このように見ていくと、楽天モバイルのUN-LIMIT VIは、ほとんど使わないか、逆にデータ通信をとにかくたくさん使う人にとって、非常にお得な料金プランになっていることが分かります。言い換えれば、両極端なユーザーをターゲットにした料金プランです。一方で、そこそこ使う中容量帯に関しては、他社が対抗策を繰り出してきたこともあり、お得感が薄くなるのも事実です。今契約している料金プランやデータ使用量によっては、わずかですが高くなってしまうことすらあります。

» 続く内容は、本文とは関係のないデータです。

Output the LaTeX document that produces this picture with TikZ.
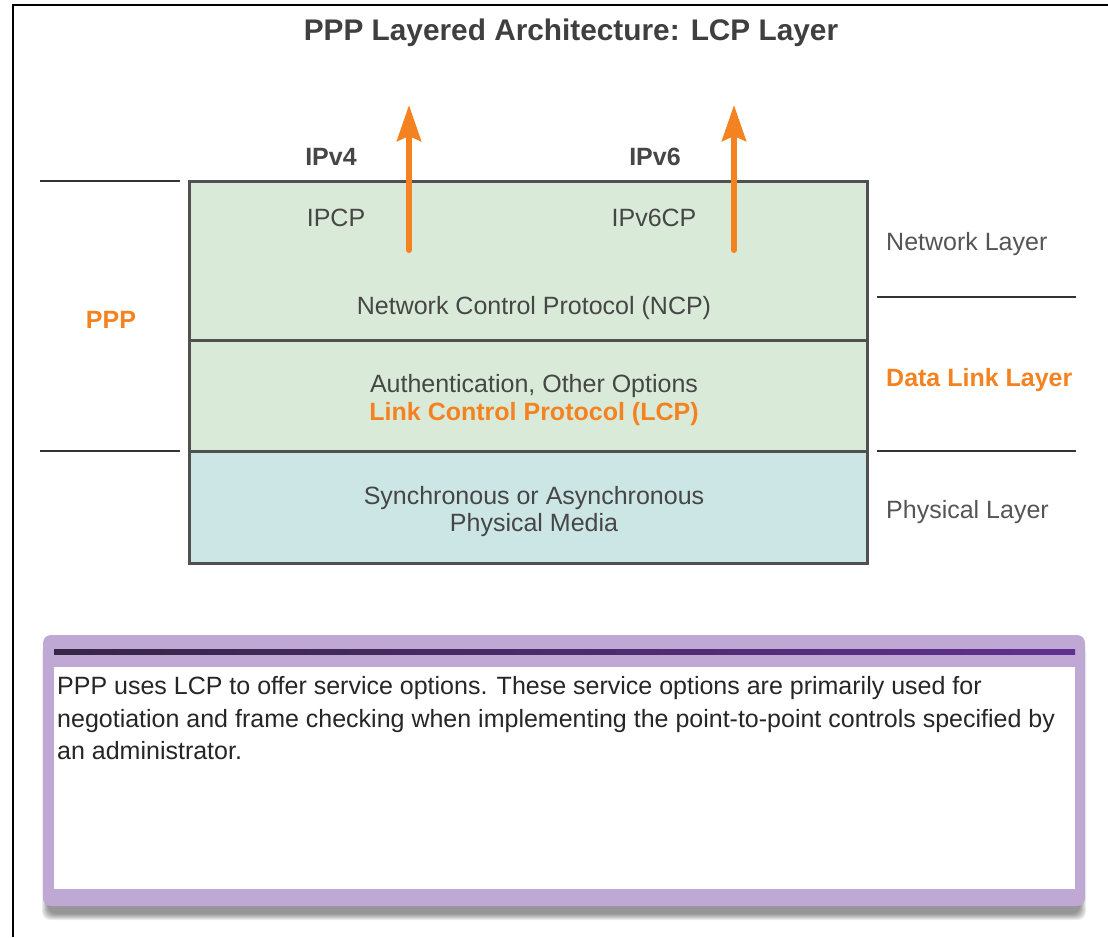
\documentclass[tikz,border=0pt]{standalone}
\usepackage{fontspec}
\setmainfont{Liberation Sans}
\usetikzlibrary{arrows.meta}
\definecolor{lgreen}{RGB}{217,234,216}
\definecolor{lteal}{RGB}{204,230,229}
\definecolor{bordergray}{RGB}{80,80,80}
\definecolor{txtgray}{RGB}{70,70,70}
\definecolor{lblgray}{RGB}{85,85,85}
\definecolor{orng}{RGB}{245,130,32}
\definecolor{purp}{RGB}{192,168,212}
\definecolor{darkpurpL}{RGB}{55,38,70}
\definecolor{darkpurpR}{RGB}{96,48,145}
\tikzset{
  layerbox/.style={draw=bordergray, line width=3pt, rectangle, inner sep=0pt, minimum width=678pt},
  txt/.style={inner sep=0pt, anchor=base, text=txtgray, font=\fontsize{25}{28}\selectfont},
  btxt/.style={inner sep=0pt, anchor=base, text=txtgray, font=\fontsize{25}{28}\selectfont\bfseries},
  otxt/.style={inner sep=0pt, anchor=base, text=orng, font=\fontsize{25}{28}\selectfont\bfseries},
  lbl/.style={inner sep=0pt, anchor=base west, text=lblgray, font=\fontsize{25}{28}\selectfont},
  bodytxt/.style={inner sep=0pt, anchor=base west, text=black!85, font=\fontsize{25}{33}\selectfont},
  sepline/.style={draw=black!80, line width=1.6pt},
  uparrow/.style={draw=orng, line width=6pt, line cap=round, -{Stealth[width=24pt,length=36pt,inset=5pt]}},
}
\begin{document}
\begin{tikzpicture}[x=1pt,y=-1pt]
\useasboundingbox (0,0) rectangle (1108,937);
\fill[white] (0,0) rectangle (1108,937);
% frame
\draw[black, line width=2.2pt] (13,937) -- (13,5) -- (1108,5);
% title
\node[inner sep=0pt, anchor=base, text=txtgray!90!black, font=\fontsize{29.8}{32}\selectfont\bfseries] (title) at (571,40) {PPP Layered Architecture: LCP Layer};
% layer boxes
\node[layerbox, fill=lgreen, minimum height=159pt] (ncp) at (528,260.5) {};
\node[layerbox, fill=lgreen, minimum height=111pt] (lcp) at (528,395.5) {};
\node[layerbox, fill=lteal, minimum height=112pt] (phy) at (528,507) {};
% separators
\coordinate (l1a) at (40,181); \coordinate (l1b) at (180,181);
\coordinate (l2a) at (40,451); \coordinate (l2b) at (180,451);
\coordinate (r1a) at (877,297); \coordinate (r1b) at (1076,297);
\coordinate (r2a) at (877,451); \coordinate (r2b) at (1076,451);
\draw[sepline] (l1a) -- (l1b);
\draw[sepline] (l2a) -- (l2b);
\draw[sepline] (r1a) -- (r1b);
\draw[sepline] (r2a) -- (r2b);
% arrows
\coordinate (a1s) at (409,250); \coordinate (a1e) at (409,105);
\coordinate (a2s) at (734,250); \coordinate (a2e) at (734,105);
\draw[uparrow] (a1s) -- (a1e);
\draw[uparrow] (a2s) -- (a2e);
% texts
\node[btxt] (ipv4) at (331,165) {IPv4};
\node[btxt] (ipv6) at (655,165) {IPv6};
\node[txt] (ipcp) at (336,226) {IPCP};
\node[txt] (ipv6cp) at (654,226) {IPv6CP};
\node[txt] (ncptxt) at (534,314) {Network Control Protocol (NCP)};
\node[txt] (auth) at (534,392) {Authentication, Other Options};
\node[otxt] (lcptxt) at (534,420) {Link Control Protocol (LCP)};
\node[txt] (sync) at (534,504) {Synchronous or Asynchronous};
\node[txt] (media) at (534,531) {Physical Media};
\node[otxt] (ppp) at (111,328) {PPP};
\node[lbl] (netl) at (886,250) {Network Layer};
\node[lbl, text=orng, font=\fontsize{25}{28}\selectfont\bfseries] (dll) at (886,386) {Data Link Layer};
\node[lbl] (phyl) at (886,518) {Physical Layer};
% bottom panel shadow
\foreach \i in {0,...,6}{
  \fill[black, opacity=0.07, rounded corners=8pt] (42+\i,644+\i) rectangle (1086-\i,920-\i);
}
% bottom panel
\fill[purp, rounded corners=8pt] (43,635) rectangle (1085,906);
\fill[white] (54,667) rectangle (1075,889);
\shade[left color=darkpurpL, right color=darkpurpR] (54,649) rectangle (1075,654);
\node[bodytxt] (body1) at (57,694) {PPP uses LCP to offer service options. These service options are primarily used for};
\node[bodytxt] (body2) at (57,727) {negotiation and frame checking when implementing the point-to-point controls specified by};
\node[bodytxt] (body3) at (57,759) {an administrator.};
\end{tikzpicture}
\end{document}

「料金が安い」というイメージの強い楽天モバイルですが、自分がどの程度データ通信を利用するのかで、感じ方が変わってくると言えるでしょう。裏を返せば、1GB超20GB以下の価格競争力をさらにつけることが、他社からユーザーを獲得する近道になるはずです。もし「UN-LIMIT」を「VII」に改定するとすれば、1GBまでの0円と使い放題の3278円の“間”を埋めるような手を打ってくることが想像できます。ローミングエリアが大幅に減り、収益性が改善する見通しを立てているだけに、料金競争での次の一手にも期待したいところです。